À l’oral, en l'absence de la particule " est-ce que " ou de l'inversion du sujet, seule l’intonation
montante permet de distinguer l’interrogation de l’affirmation.
Exemples :
● Vous voulez prendre le train ?
● Tu as peur de cet animal ?
■ L’INTERROGATION PARTIELLE
Elle porte sur une partie de la phrase (sur un de ses constituants à savoir le sujet, l'objet
ou une circonstance du procès exprimée par le noyau verbal ).
Un des constituants de la phrase interrogative est présenté comme étant non connu .

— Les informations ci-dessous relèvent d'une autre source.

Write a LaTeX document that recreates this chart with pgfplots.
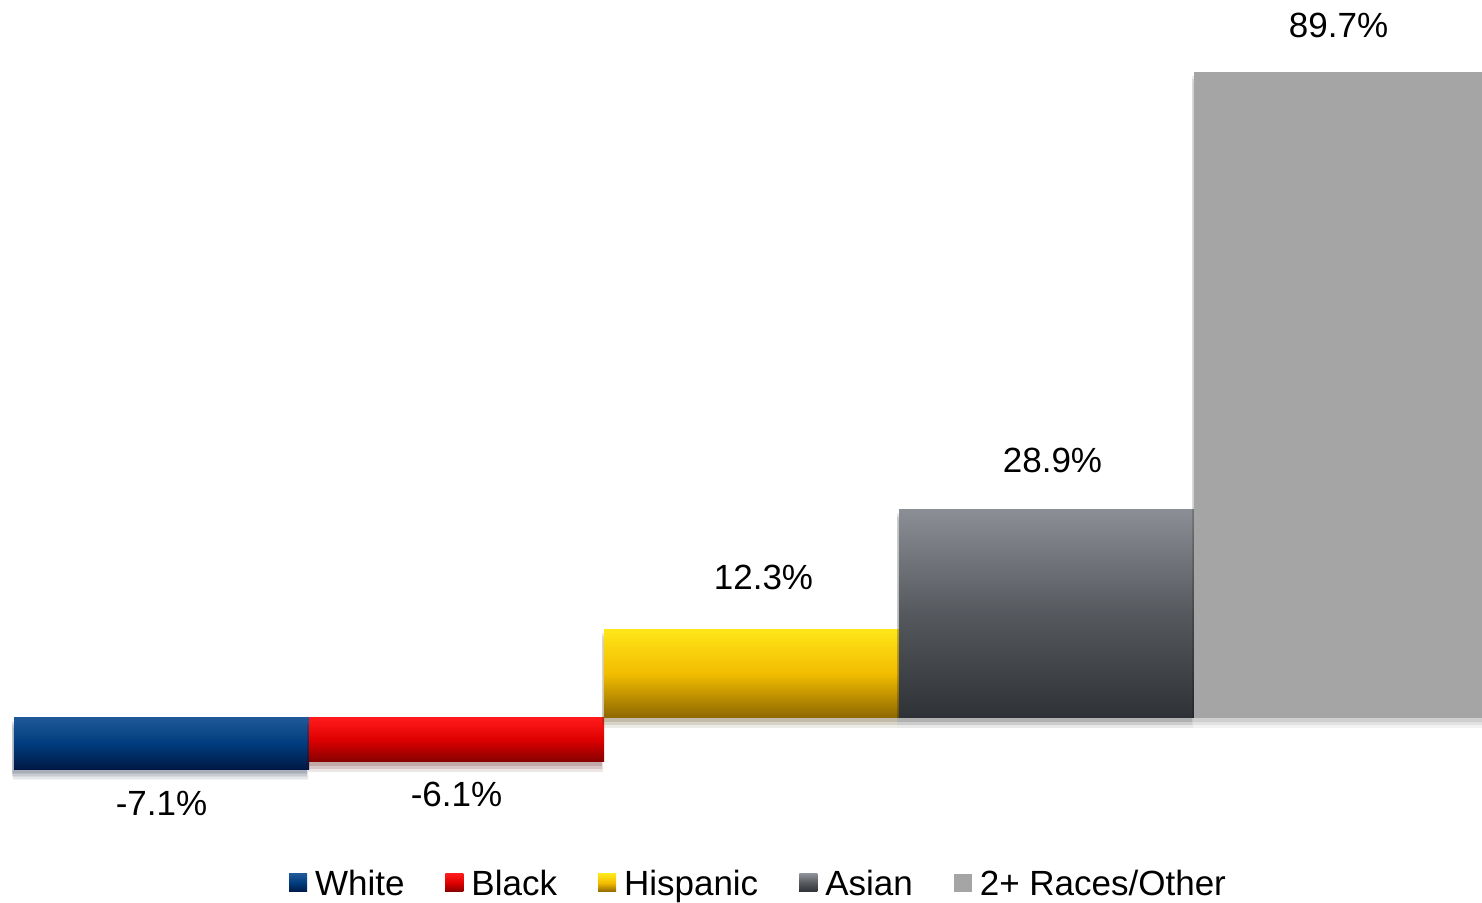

La question est formulée au moyen d’un terme interrogatif .
Exemples :
-L’interrogation porte sur l’identité du sujet.
Exemples:
● Qui a pris mon portable ?
-Ta soeur .
- L’interrogation porte sur le temps.
Exemple:
●Quand reviendrez-vous ?
Aucune idée .
- L'interrogation porte sur le lieu.
Exemple:
●Où avez-vous acheté ce cadeau ?
2-L'INTERROGATION ORATOIRE
On appelle interrogation oratoire (ou interrogation rhétorique, parfois interrogation stylistique)
le procédé consistant à énoncer une affirmation sous la forme d’une question.

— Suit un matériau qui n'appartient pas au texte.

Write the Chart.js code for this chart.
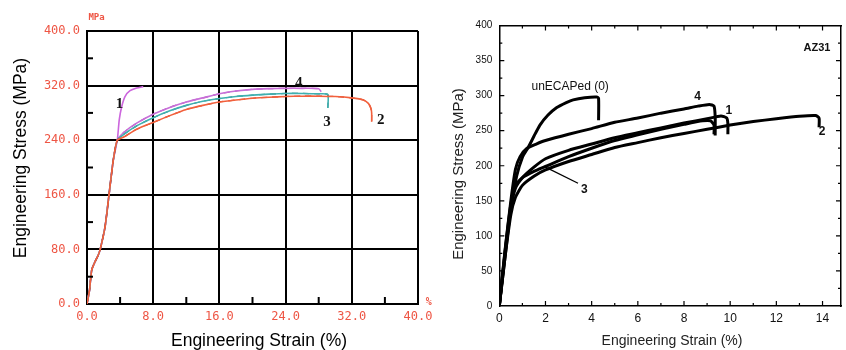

La " fausse question" ainsi posée, n’attend évidemment pas de réponse
Exemples :
● Alors, elle n’était pas bonne ma tarte ?
la réponse attendue est : si, elle était excellente !
●Ne vous avais-je pas averti?
●Tu serais bien avancé, n’est-ce pas, si tu t’étais blessé gravement?
●Mais comment est-ce possible?
● Ne croyez-vous pas que tous ces enfants malades méritent qu’on leur procure les soins appropriés?
Ce procédé, employé tant à l’oral qu’à l’écrit, permet de produire différents effets, selon le contexte.
■- À L'ORAL:
La question rhétorique est une technique de communication pertinente qui favorise une certaine
proximité avec son auditoire en maintenant l’attention du public. Le locuteur, en utilisant
ce procédé, se veut plus persuasif et incite à partager un point de vue.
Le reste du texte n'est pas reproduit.